Write out the entire listing below exactly as it appears, minus any pictures.

◆ ◆ ◆ ◆

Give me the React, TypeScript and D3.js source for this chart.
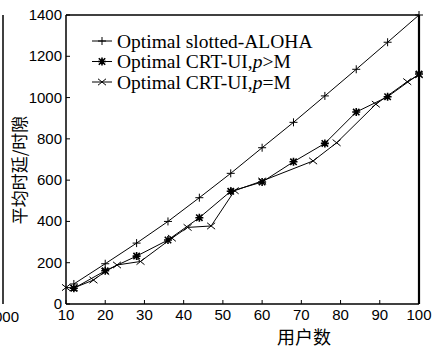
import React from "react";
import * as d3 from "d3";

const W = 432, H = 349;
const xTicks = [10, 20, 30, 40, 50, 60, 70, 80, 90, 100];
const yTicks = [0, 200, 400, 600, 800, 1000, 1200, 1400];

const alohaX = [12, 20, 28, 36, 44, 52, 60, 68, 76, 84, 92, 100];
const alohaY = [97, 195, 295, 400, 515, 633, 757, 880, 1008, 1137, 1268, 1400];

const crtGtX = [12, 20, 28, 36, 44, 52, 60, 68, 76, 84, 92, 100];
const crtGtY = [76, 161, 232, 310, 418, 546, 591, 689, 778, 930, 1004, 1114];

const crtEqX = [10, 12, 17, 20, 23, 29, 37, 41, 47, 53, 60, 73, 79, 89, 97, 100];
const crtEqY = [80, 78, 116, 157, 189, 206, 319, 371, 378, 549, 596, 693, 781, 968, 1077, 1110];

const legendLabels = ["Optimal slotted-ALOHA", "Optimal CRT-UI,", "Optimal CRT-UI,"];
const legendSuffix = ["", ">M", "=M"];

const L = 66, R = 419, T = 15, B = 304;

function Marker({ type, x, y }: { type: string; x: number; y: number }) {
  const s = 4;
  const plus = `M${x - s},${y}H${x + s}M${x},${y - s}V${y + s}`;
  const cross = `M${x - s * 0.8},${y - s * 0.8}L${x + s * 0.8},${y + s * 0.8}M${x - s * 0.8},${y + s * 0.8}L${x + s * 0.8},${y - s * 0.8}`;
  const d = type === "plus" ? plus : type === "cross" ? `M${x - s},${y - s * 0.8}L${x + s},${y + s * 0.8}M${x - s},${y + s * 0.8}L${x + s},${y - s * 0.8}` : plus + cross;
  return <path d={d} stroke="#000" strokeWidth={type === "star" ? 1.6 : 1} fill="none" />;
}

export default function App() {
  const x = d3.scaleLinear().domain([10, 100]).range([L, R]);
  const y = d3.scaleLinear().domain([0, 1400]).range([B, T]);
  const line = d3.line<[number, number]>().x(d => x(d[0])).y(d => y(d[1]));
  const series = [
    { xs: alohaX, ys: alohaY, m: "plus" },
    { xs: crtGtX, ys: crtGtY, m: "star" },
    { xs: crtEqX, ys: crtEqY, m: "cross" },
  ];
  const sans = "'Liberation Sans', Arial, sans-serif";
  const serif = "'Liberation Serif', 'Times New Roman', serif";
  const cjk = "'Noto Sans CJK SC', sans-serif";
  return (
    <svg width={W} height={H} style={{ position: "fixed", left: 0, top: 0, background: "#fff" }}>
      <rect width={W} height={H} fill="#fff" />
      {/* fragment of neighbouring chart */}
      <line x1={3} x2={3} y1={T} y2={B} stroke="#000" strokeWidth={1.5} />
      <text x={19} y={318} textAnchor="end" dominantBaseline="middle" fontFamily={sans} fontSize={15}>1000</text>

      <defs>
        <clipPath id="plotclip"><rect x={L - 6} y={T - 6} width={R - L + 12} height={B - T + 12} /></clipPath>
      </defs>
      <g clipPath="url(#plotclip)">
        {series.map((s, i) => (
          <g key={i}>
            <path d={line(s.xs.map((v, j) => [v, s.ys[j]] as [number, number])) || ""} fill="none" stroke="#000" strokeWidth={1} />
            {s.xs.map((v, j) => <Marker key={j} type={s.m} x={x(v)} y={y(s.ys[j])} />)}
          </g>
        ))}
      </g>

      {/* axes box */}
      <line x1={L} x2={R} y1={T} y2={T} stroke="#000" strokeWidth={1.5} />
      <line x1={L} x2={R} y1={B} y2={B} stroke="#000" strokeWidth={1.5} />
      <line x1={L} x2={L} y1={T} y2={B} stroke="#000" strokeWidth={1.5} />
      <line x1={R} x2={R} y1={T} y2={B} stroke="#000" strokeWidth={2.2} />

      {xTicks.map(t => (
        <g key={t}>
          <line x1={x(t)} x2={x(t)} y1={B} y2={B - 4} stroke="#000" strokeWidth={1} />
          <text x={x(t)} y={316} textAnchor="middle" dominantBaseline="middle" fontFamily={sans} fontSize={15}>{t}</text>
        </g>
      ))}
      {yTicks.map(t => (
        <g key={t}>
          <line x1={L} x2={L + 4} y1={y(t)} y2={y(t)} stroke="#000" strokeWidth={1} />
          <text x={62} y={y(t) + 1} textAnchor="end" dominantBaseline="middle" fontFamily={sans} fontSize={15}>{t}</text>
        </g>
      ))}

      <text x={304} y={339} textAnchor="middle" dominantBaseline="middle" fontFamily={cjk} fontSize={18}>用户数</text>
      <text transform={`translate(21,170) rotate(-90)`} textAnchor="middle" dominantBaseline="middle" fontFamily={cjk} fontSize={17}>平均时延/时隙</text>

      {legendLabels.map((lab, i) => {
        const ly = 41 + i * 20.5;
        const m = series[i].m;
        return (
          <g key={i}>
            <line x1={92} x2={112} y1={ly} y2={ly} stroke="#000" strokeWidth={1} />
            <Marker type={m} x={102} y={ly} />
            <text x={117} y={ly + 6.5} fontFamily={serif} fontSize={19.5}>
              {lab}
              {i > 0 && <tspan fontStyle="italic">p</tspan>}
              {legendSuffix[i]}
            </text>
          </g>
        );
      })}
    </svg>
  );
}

◆ ◆ ◆ ◆

- **Result**:
Give me the React, TypeScript and D3.js source for this chart.
import React from "react";
import * as d3 from "d3";

const W = 432, H = 349;
const xTicks = [10, 20, 30, 40, 50, 60, 70, 80, 90, 100];
const yTicks = [0, 200, 400, 600, 800, 1000, 1200, 1400];

const alohaX = [12, 20, 28, 36, 44, 52, 60, 68, 76, 84, 92, 100];
const alohaY = [97, 195, 295, 400, 515, 633, 757, 880, 1008, 1137, 1268, 1400];

const crtGtX = [12, 20, 28, 36, 44, 52, 60, 68, 76, 84, 92, 100];
const crtGtY = [76, 161, 232, 310, 418, 546, 591, 689, 778, 930, 1004, 1114];

const crtEqX = [10, 12, 17, 20, 23, 29, 37, 41, 47, 53, 60, 73, 79, 89, 97, 100];
const crtEqY = [80, 78, 116, 157, 189, 206, 319, 371, 378, 549, 596, 693, 781, 968, 1077, 1110];

const legendLabels = ["Optimal slotted-ALOHA", "Optimal CRT-UI,", "Optimal CRT-UI,"];
const legendSuffix = ["", ">M", "=M"];

const L = 66, R = 419, T = 15, B = 304;

function Marker({ type, x, y }: { type: string; x: number; y: number }) {
  const s = 4;
  const plus = `M${x - s},${y}H${x + s}M${x},${y - s}V${y + s}`;
  const cross = `M${x - s * 0.8},${y - s * 0.8}L${x + s * 0.8},${y + s * 0.8}M${x - s * 0.8},${y + s * 0.8}L${x + s * 0.8},${y - s * 0.8}`;
  const d = type === "plus" ? plus : type === "cross" ? `M${x - s},${y - s * 0.8}L${x + s},${y + s * 0.8}M${x - s},${y + s * 0.8}L${x + s},${y - s * 0.8}` : plus + cross;
  return <path d={d} stroke="#000" strokeWidth={type === "star" ? 1.6 : 1} fill="none" />;
}

export default function App() {
  const x = d3.scaleLinear().domain([10, 100]).range([L, R]);
  const y = d3.scaleLinear().domain([0, 1400]).range([B, T]);
  const line = d3.line<[number, number]>().x(d => x(d[0])).y(d => y(d[1]));
  const series = [
    { xs: alohaX, ys: alohaY, m: "plus" },
    { xs: crtGtX, ys: crtGtY, m: "star" },
    { xs: crtEqX, ys: crtEqY, m: "cross" },
  ];
  const sans = "'Liberation Sans', Arial, sans-serif";
  const serif = "'Liberation Serif', 'Times New Roman', serif";
  const cjk = "'Noto Sans CJK SC', sans-serif";
  return (
    <svg width={W} height={H} style={{ position: "fixed", left: 0, top: 0, background: "#fff" }}>
      <rect width={W} height={H} fill="#fff" />
      {/* fragment of neighbouring chart */}
      <line x1={3} x2={3} y1={T} y2={B} stroke="#000" strokeWidth={1.5} />
      <text x={19} y={318} textAnchor="end" dominantBaseline="middle" fontFamily={sans} fontSize={15}>1000</text>

      <defs>
        <clipPath id="plotclip"><rect x={L - 6} y={T - 6} width={R - L + 12} height={B - T + 12} /></clipPath>
      </defs>
      <g clipPath="url(#plotclip)">
        {series.map((s, i) => (
          <g key={i}>
            <path d={line(s.xs.map((v, j) => [v, s.ys[j]] as [number, number])) || ""} fill="none" stroke="#000" strokeWidth={1} />
            {s.xs.map((v, j) => <Marker key={j} type={s.m} x={x(v)} y={y(s.ys[j])} />)}
          </g>
        ))}
      </g>

      {/* axes box */}
      <line x1={L} x2={R} y1={T} y2={T} stroke="#000" strokeWidth={1.5} />
      <line x1={L} x2={R} y1={B} y2={B} stroke="#000" strokeWidth={1.5} />
      <line x1={L} x2={L} y1={T} y2={B} stroke="#000" strokeWidth={1.5} />
      <line x1={R} x2={R} y1={T} y2={B} stroke="#000" strokeWidth={2.2} />

      {xTicks.map(t => (
        <g key={t}>
          <line x1={x(t)} x2={x(t)} y1={B} y2={B - 4} stroke="#000" strokeWidth={1} />
          <text x={x(t)} y={316} textAnchor="middle" dominantBaseline="middle" fontFamily={sans} fontSize={15}>{t}</text>
        </g>
      ))}
      {yTicks.map(t => (
        <g key={t}>
          <line x1={L} x2={L + 4} y1={y(t)} y2={y(t)} stroke="#000" strokeWidth={1} />
          <text x={62} y={y(t) + 1} textAnchor="end" dominantBaseline="middle" fontFamily={sans} fontSize={15}>{t}</text>
        </g>
      ))}

      <text x={304} y={339} textAnchor="middle" dominantBaseline="middle" fontFamily={cjk} fontSize={18}>用户数</text>
      <text transform={`translate(21,170) rotate(-90)`} textAnchor="middle" dominantBaseline="middle" fontFamily={cjk} fontSize={17}>平均时延/时隙</text>

      {legendLabels.map((lab, i) => {
        const ly = 41 + i * 20.5;
        const m = series[i].m;
        return (
          <g key={i}>
            <line x1={92} x2={112} y1={ly} y2={ly} stroke="#000" strokeWidth={1} />
            <Marker type={m} x={102} y={ly} />
            <text x={117} y={ly + 6.5} fontFamily={serif} fontSize={19.5}>
              {lab}
              {i > 0 && <tspan fontStyle="italic">p</tspan>}
              {legendSuffix[i]}
            </text>
          </g>
        );
      })}
    </svg>
  );
}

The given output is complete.